17.2.14

MELODY MAKER IN 1972

Last week’s news that the circulation of New Music Express was now less than 20,000 a week and that Q was struggling to reach 50,000 a month saddened me, and in today’s Guardian David Hepworth comments on how the power of the music press to promote worthwhile acts has diminished, to everyone’s detriment. A voice with the power to nurture quality, integrity and objectivity in music is being silenced by the internet. Once upon a time…

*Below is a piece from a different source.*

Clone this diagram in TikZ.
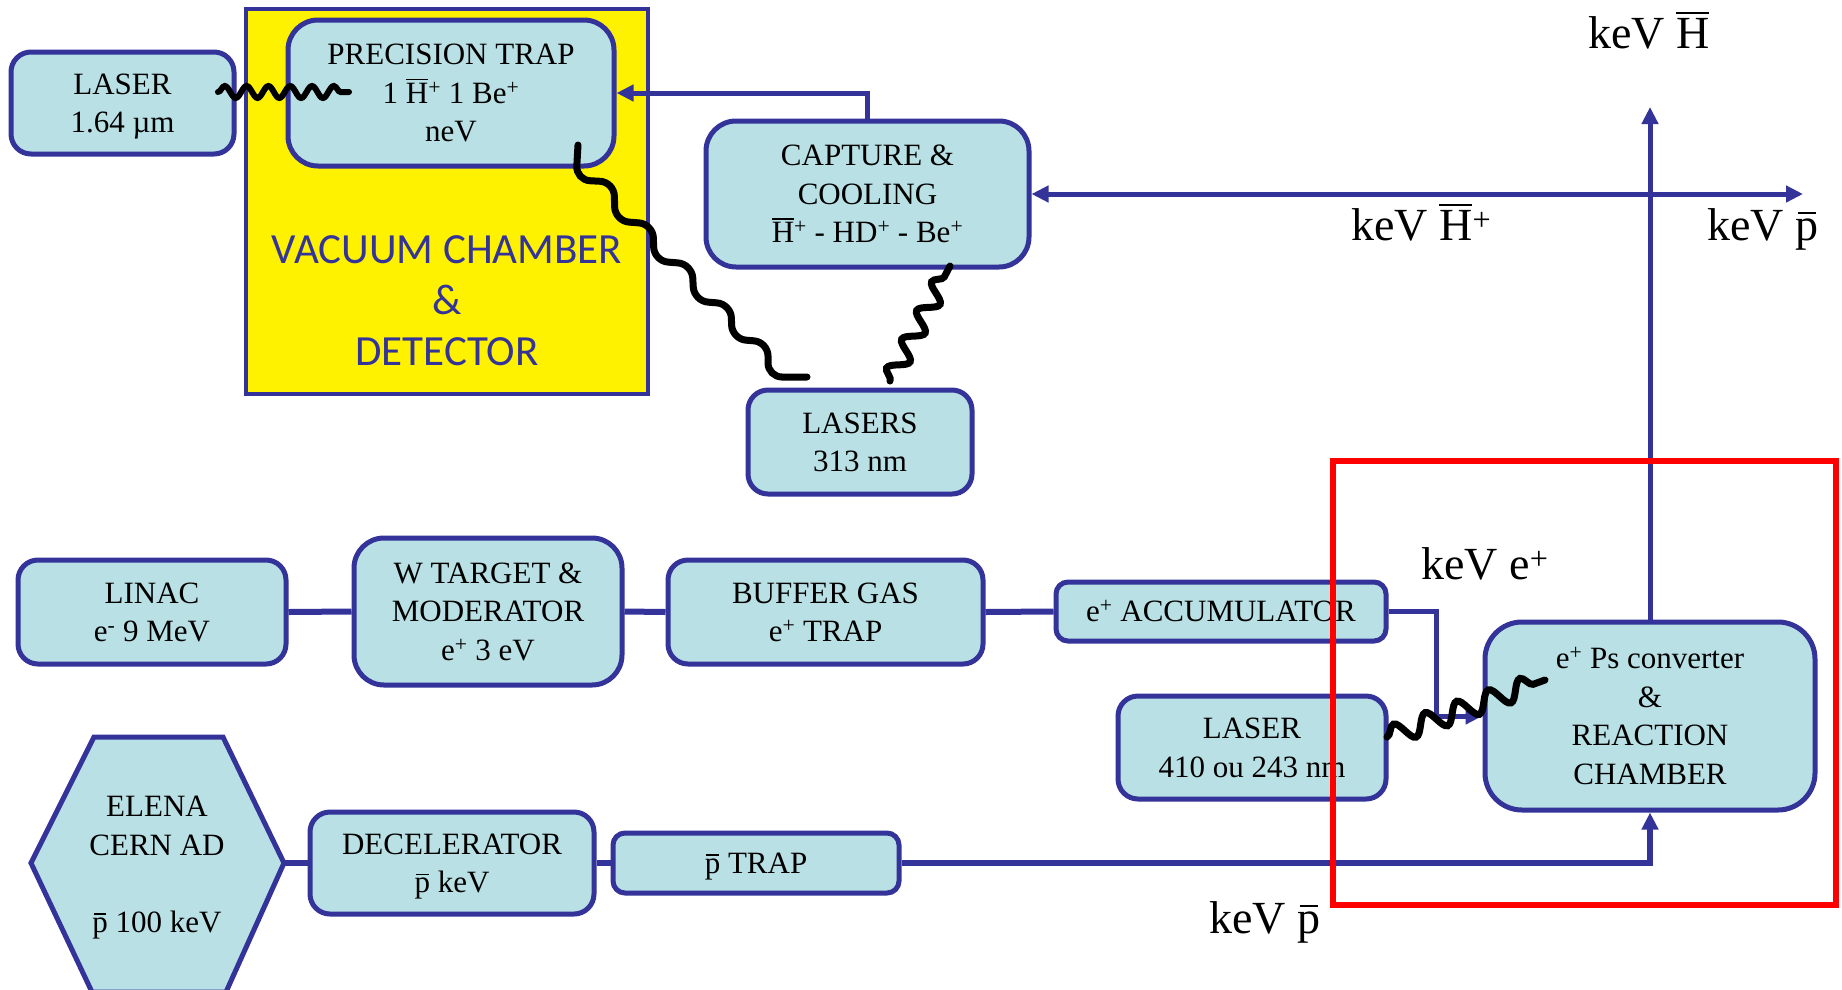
\documentclass[tikz,border=0pt]{standalone}
\usepackage{fontspec}
\setmainfont{Liberation Serif}
\newfontfamily\calib{Carlito}
\usetikzlibrary{arrows.meta,decorations.pathmorphing}
\definecolor{bblue}{RGB}{51,51,153}
\definecolor{lcyan}{RGB}{185,224,228}
\newcommand\barH{\leavevmode\rlap{\rule[0.74em]{0.72em}{0.05em}}H}
\newcommand\barp{\leavevmode\rlap{\hspace{0.05em}\rule[0.56em]{0.4em}{0.05em}}p}
\newcommand\sps[1]{\textsuperscript{#1}}
\newcommand\bstrut{\rule[-9pt]{0pt}{38.5pt}}
\tikzset{
  boxtext/.style={inner sep=0pt, align=center, font=\fontsize{31}{38.5}\selectfont,
    execute at end node=\bstrut},
  box/.style={boxtext, draw=bblue, fill=lcyan, line width=5pt},
  conn/.style={draw=bblue, line width=5pt},
  arr/.style={conn, -{Triangle[length=17pt,width=16pt]}},
  lbl/.style={font=\fontsize{46}{50}\selectfont, inner sep=0pt, anchor=base west},
  photon/.style={draw=black, line width=7pt, line cap=round}
}
\begin{document}
\begin{tikzpicture}[x=1pt,y=-1pt]
\useasboundingbox (0,0) rectangle (1842,989);
\fill[white] (0,0) rectangle (1842,989);

% vacuum chamber
\draw[fill=yellow, draw=bblue, line width=4.5pt] (246,9) rectangle (648,394);
\node[align=center, text=bblue, inner sep=0pt, font=\calib\fontsize{43}{51}\selectfont] (vac) at (447,301)
  {VACUUM CHAMBER\\\&\\DETECTOR};

% boxes
\node[box, minimum width=223pt, minimum height=102pt, rounded corners=20pt] (laserA) at (122.5,103) {\bstrut LASER\\1.64 µm};
\node[box, minimum width=326pt, minimum height=146pt, rounded corners=30pt] (ptrap) at (451,93)
  {\bstrut PRECISION TRAP\\1 \barH\sps{+} 1 Be\sps{+}\\neV};
\node[box, minimum width=323pt, minimum height=146pt, rounded corners=30pt] (capture) at (867.5,194)
  {\bstrut CAPTURE \&\\COOLING\\\barH\sps{+} - HD\sps{+} - Be\sps{+}};
\node[box, minimum width=224pt, minimum height=104pt, rounded corners=20pt] (lasers) at (860,442) {\bstrut LASERS\\313 nm};

\node[box, minimum width=268pt, minimum height=104pt, rounded corners=20pt] (linac) at (152,612) {\bstrut LINAC\\e\sps{-} 9 MeV};
\node[box, minimum width=268pt, minimum height=147pt, rounded corners=30pt] (wtarget) at (488,611.5)
  {\bstrut W TARGET \&\\MODERATOR\\e\sps{+} 3 eV};
\node[box, minimum width=315pt, minimum height=104pt, rounded corners=20pt] (buffer) at (825.5,612) {\bstrut BUFFER GAS\\e\sps{+} TRAP};
\node[box, minimum width=330pt, minimum height=59pt, rounded corners=12pt] (accum) at (1221,611.5) {\bstrut e\sps{+} ACCUMULATOR};
\node[box, minimum width=268pt, minimum height=103pt, rounded corners=20pt] (laserB) at (1252,747.5) {\bstrut LASER\\410 ou 243 nm};
\node[box, minimum width=330pt, minimum height=188pt, rounded corners=37pt] (reaction) at (1650,716)
  {\bstrut e\sps{+} Ps converter\\\&\\REACTION\\CHAMBER};

% ELENA hexagon
\draw[draw=bblue, fill=lcyan, line width=5pt] (94,737) -- (223,737) -- (284,863) -- (226,992) -- (92,992) -- (31,863) -- cycle;
\coordinate (elenaE) at (284,863);
\node[boxtext] (elena) at (157,864)
  {\bstrut ELENA\\CERN AD\\[38.5pt]\barp{} 100 keV};
\node[box, minimum width=284pt, minimum height=102pt, rounded corners=20pt] (decel) at (452,863) {\bstrut DECELERATOR\\\barp{} keV};
\node[box, minimum width=286pt, minimum height=60pt, rounded corners=12pt] (ptrapB) at (756,863) {\bstrut\barp{} TRAP};

% connectors
\draw[arr] (capture.north) |- (ptrap.east);
\coordinate (topH) at (1650,107);
\coordinate (cross) at (1650,194);
\coordinate (pright) at (1803,194);
\draw[arr] (reaction.north) -- (topH);
\draw[arr] (cross) -- (capture.east);
\draw[arr] (cross) -- (pright);

\draw[conn, line width=6pt] (linac.east) -- (wtarget.west);
\draw[conn, line width=6pt] (wtarget.east) -- (buffer.west);
\draw[conn, line width=6pt] (buffer.east) -- (accum.west);
\coordinate (bend) at (1436,611.5);
\draw[arr] (accum.east) -- (bend) |- (reaction.west);

\draw[conn, line width=6pt] (elenaE) -- (decel.west);
\draw[conn, line width=6pt] (decel.east) -- (ptrapB.west);
\draw[arr, line width=6pt] (ptrapB.east) -| (reaction.south);

% labels
\node[lbl] (lH) at (1588,48) {keV \barH};
\node[lbl] (lHp) at (1351,240) {keV \barH\sps{+}};
\node[lbl] (lp1) at (1707,240) {keV \barp};
\node[lbl] (le) at (1421,579) {keV e\sps{+}};
\node[lbl] (lp2) at (1209,933) {keV \barp};

% photons
\coordinate (w1a) at (218,92);
\coordinate (w1b) at (349,92);
\draw[photon, line width=6pt, decorate, decoration={snake, segment length=21.8pt, amplitude=6pt}] (w1a) -- (w1b);

\coordinate (w2a) at (578,145);
\coordinate (w2b) at (807,377);
\draw[photon, rounded corners=14pt] (w2a) -- (576,180) -- (614,182) -- (615,221) -- (653,224) -- (654,261)
  -- (692,264) -- (694,301) -- (731,304) -- (732,339) -- (768,342) -- (768,377) -- (w2b);

\coordinate (w3a) at (890,381);
\coordinate (w3b) at (950,266);
\draw[photon, decorate, decoration={snake, segment length=32.4pt, amplitude=9pt}] (w3a) -- (w3b);

\coordinate (w4a) at (1387,737);
\coordinate (w4b) at (1545,680);
\draw[photon, decorate, decoration={snake, segment length=33.6pt, amplitude=10pt}] (w4a) -- (w4b);

% red frame
\draw[red, line width=6.5pt] (1333,461) rectangle (1836,905);
\end{tikzpicture}
\end{document}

In the spring of 1972 the editorial staff of Melody Maker attended a party at the Wig & Pen Club to celebrate the fact that we were now selling 200,000 copies a week. We were all there, Ray Coleman, Richard Williams, Chris Welch, Michael Watts, Roy Hollingworth, Mark Plummer, Max Jones, Laurie Henshaw, Allan Lewis, Andrew Means, Barrie Wentzell and yours truly. To me those names now read a bit like a cup-winning football side, like a long forgotten Man U or Leeds or Arsenal side that took all before them and exist today only as names in record books.
          After a short speech congratulating us all on the fine work we were doing, editor Ray announced that Melody Maker would henceforth send one of its staff writers to live in New York and report back on the world of American rock. Also, there would be an American edition, printed in Queens, which would be ‘edited’ by our man in New York, trimmed down to 40 pages from the UK edition which by then had anything up to 96 pages a week.
          The position of US correspondent would not be permanent. Instead Roy Hollingworth, the first London-based reporter to be given the job, would stay in New York for six months whereupon he would be replaced by another member of the staff. After a boisterous and emotion-packed leaving party Roy duly flew off and settled into a fancy apartment on Sutton Place, an upmarket neighbourhood on the Upper East Side.
          To say that Roy distinguished himself in the role would be an understatement. Within weeks we were publishing stories and interviews of all that was great in the world of American rock music, and first-hand accounts of US tours by UK artists. Also, now that we had a presence in the country, UK acts could no longer exaggerate their US popularity as they had been doing for years. The only downside, at least from Roy’s point of view, was the vexing question of the American edition. Each week he had to spend a day and most of a night at the Queens printing plant, deciding which features would and would not be in the US edition. He also had to deal with the men who worked at the plant and, knowing Roy as I did, there would have been an interesting culture clash if unionised American working men are what I imagined them to be.
          The US edition was soon abandoned, the victim of IPC’s failure to pay graft to the right people in the world of American magazine circulation. IPC’s New York office was run by a transplanted Englishman of the old school, a Colonel Blimp type who saw no reason to pay bribes to shady characters to ensure that the American edition of MM hit the newsstands in New York and elsewhere, and as a result most of them ended up in a garbage dump somewhere near JFK Airport. The few that did hit the streets were never displayed prominently on newsstands but hidden away beneath other magazines where they couldn’t be seen.
          The IPC office was in the Chrysler Building with its magnificent art-deco spire and they had set aside a room where Roy could work, not that he used it very much. This was the days before faxes and e-mails, so each week he would type up his interviews, show reviews and a New York news column and parcel up the sheets of A4 paper for a courier to airlift to London. Anything urgent could be sent via the ticker-tape machine which was operated by a girl in the office.
          After six months Roy returned to the UK in triumph to be replaced by Michael Watts, but Roy was never the same again. New York did something to him and the damage was permanent. In NY he’d stepped out with a clever and beautiful girl called Iris who was Ahmet Ertegun’s secretary at Atlantic Records and, subsequently, Jann Wenner’s PA at Rolling Stone magazine. Back in the UK Roy pined badly for her so she followed him across the Atlantic and, for reasons unexplained took a course in French somewhere near Marseilles. It was a standing joke in the office that on Fridays Roy would have a 'slight headache and a return ticket to Marseilles'. When Iris returned to the US, Roy left MM and followed her, settling into Iris’ family home in the Bronx and embarking on a messy career as a singer songwriter.
          Michael Watts’ six-month stint was extended to something like 10 months and the final two were spent in Los Angeles where he stayed at the Chateau Marmont Hotel. This was a temporary measure until he found an apartment but in the event assistant editor Richard Williams left MM in the summer of 1973 to become an A&R man at Island Records and Mick was recalled from LA to become his replacement. I was duly sent out to replace him, eventually moving to New York, and due to internal changes and other unforeseen developments in London would spent the better part of three and a half years as MM’s US correspondent, far and away the longest term of anyone who did the job.

2 comments:

Tony Fletcher said...

Chris,

You're right - some of those old staff line-ups DO sound much like a great football team.

Mick White said...

I don't suppose anyone has really old copies of Melody Maker do they - 1967-73?